Na quinta (18), os líderes europeus irão se reunir novamente para discutir o espinhoso tema da tomada de quase R$ 1,3 trilhão de reservas russas congeladas no espaço da União Europeia, a maior parte na Bélgica.
| Reservas russas congeladas (€ bilhões) | |
|---|---|
| UNIÃO EUROPEIA | |
| Bélgica | 180 |
| França | 19 |
| Luxemburgo (*) | 10 |
| Alemanha | 0,2 |
|
OUTROS PAÍSES | |
| Japão | 28,1 |
| Reino Unido | 26,6 |
| Canadá | 15,1 |
| Suíça | 6,2 |
| Estados Unidos | 4,3 |
| TOTAL | 289,5 |
| (*) Estimativa | |
| Fonte: Serviço de Estudos do Parlamento Europeu |
Os valores serviriam de lastro para um empréstimo que custearia o governo de Kiev por dois anos, mas mesmo Bruxelas protesta contra o acerto, prevendo questionamentos legais e o fato de que uma eventual paz deixará a conta das garantias para países europeus.

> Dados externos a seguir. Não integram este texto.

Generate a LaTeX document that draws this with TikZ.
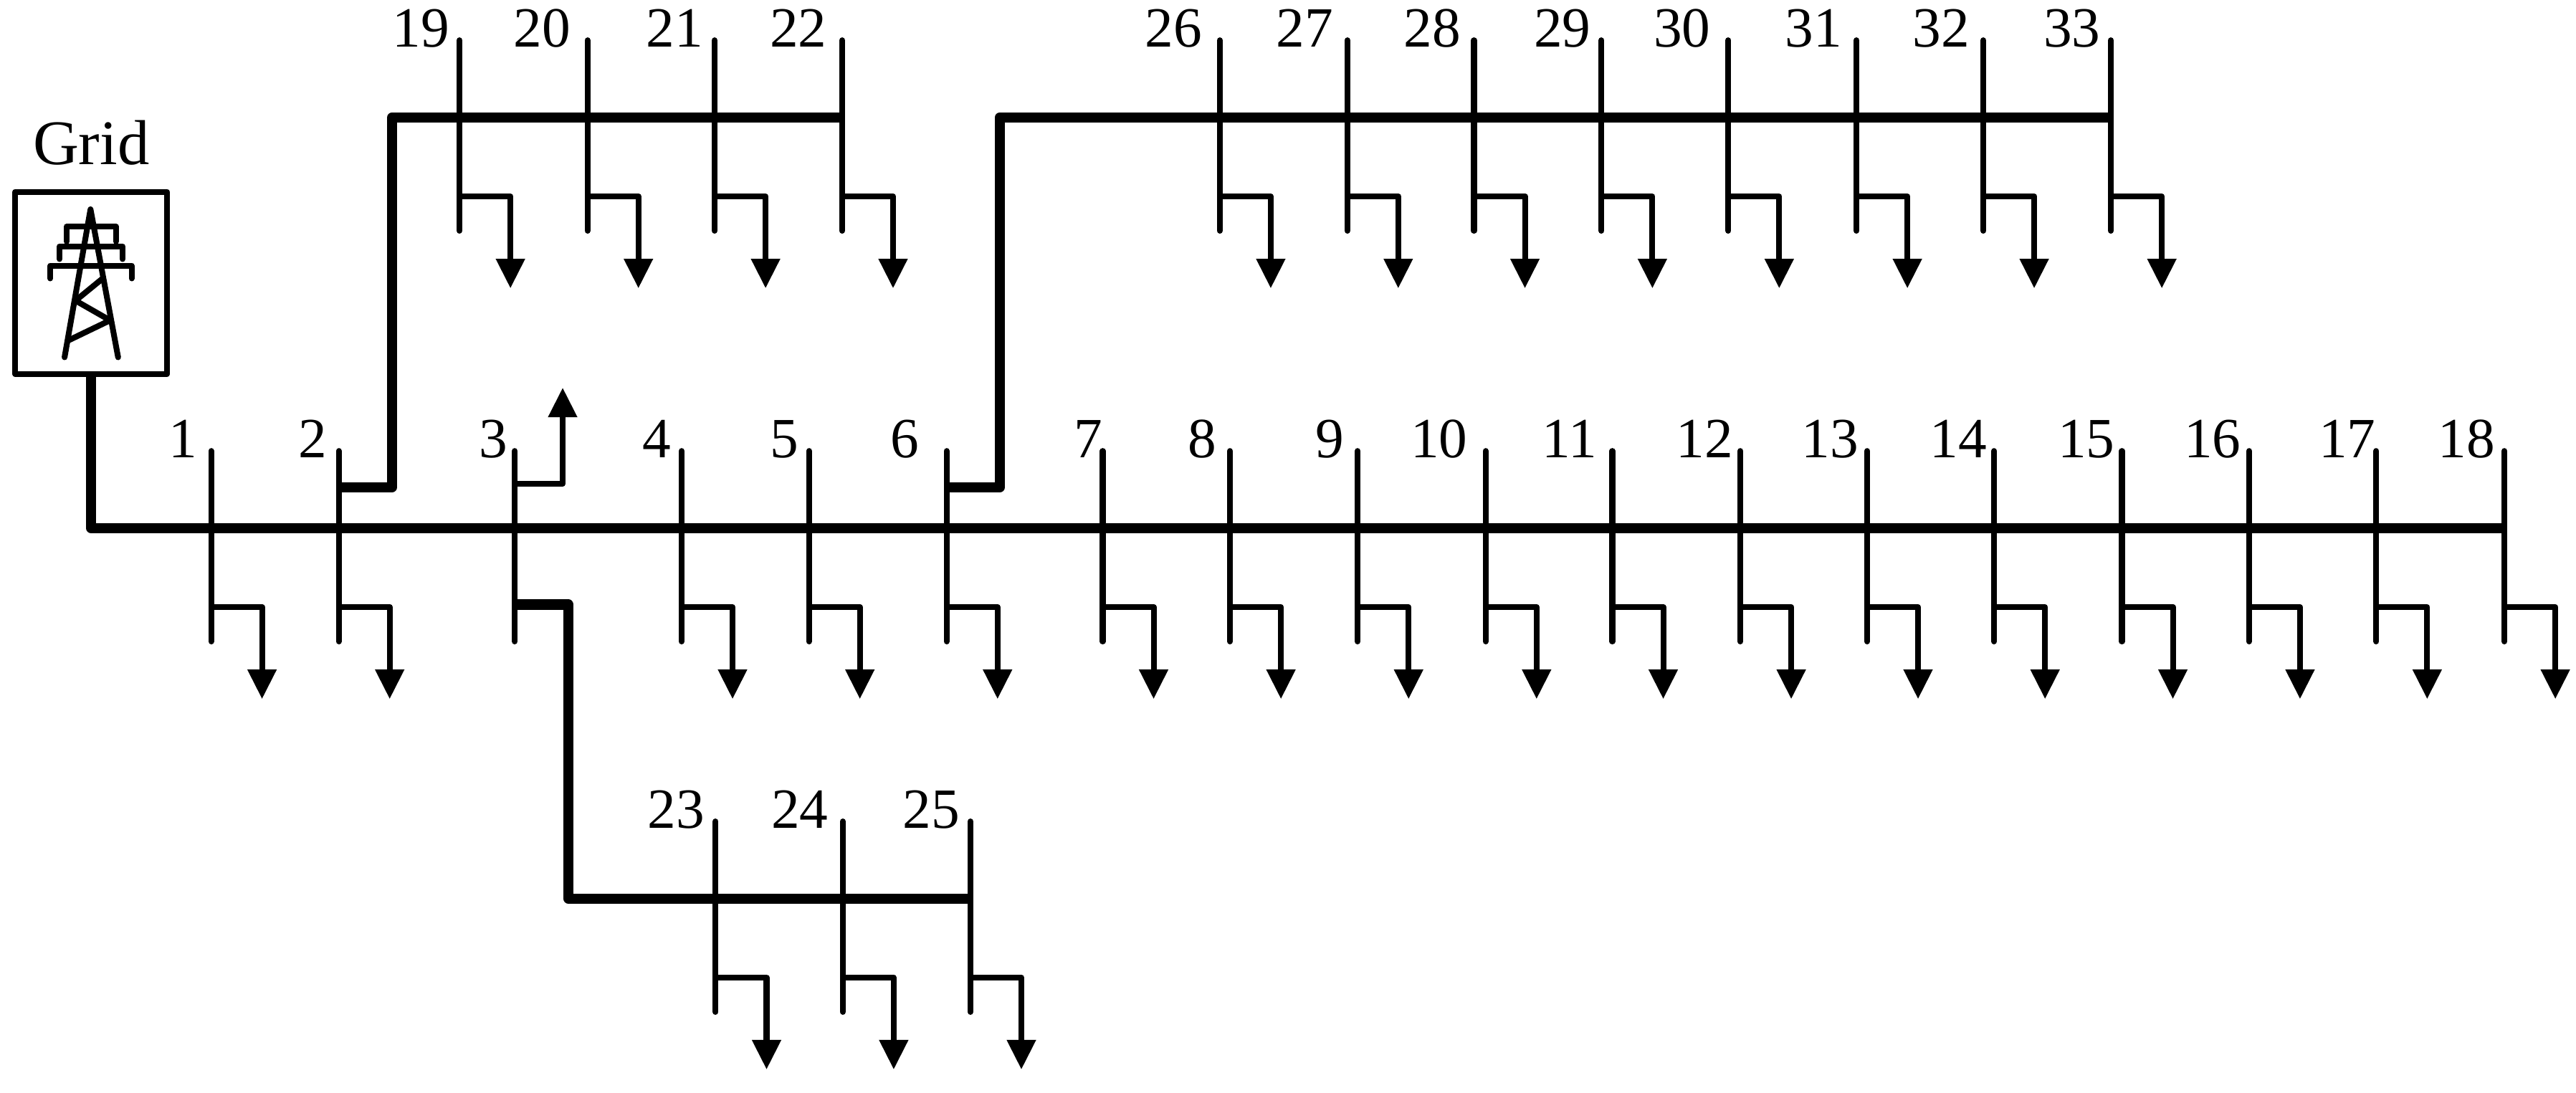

Uma corte em Moscou abriu um processo a pedido do Banco Central russo para declarar a medida um roubo. Na prática, isso não muda os procedimentos europeus, mas pode servir de base para ações em organismos financeiros internacionais.
Há temores mais amplos: a tomada dos valores fará países com depósitos em bancos e instituições financeiras da Europa pensar duas vezes antes de manter seu dinheiro lá. Já o premiê Merz disse que a reputação da UE estará em jogo se não fizer uso dos recursos.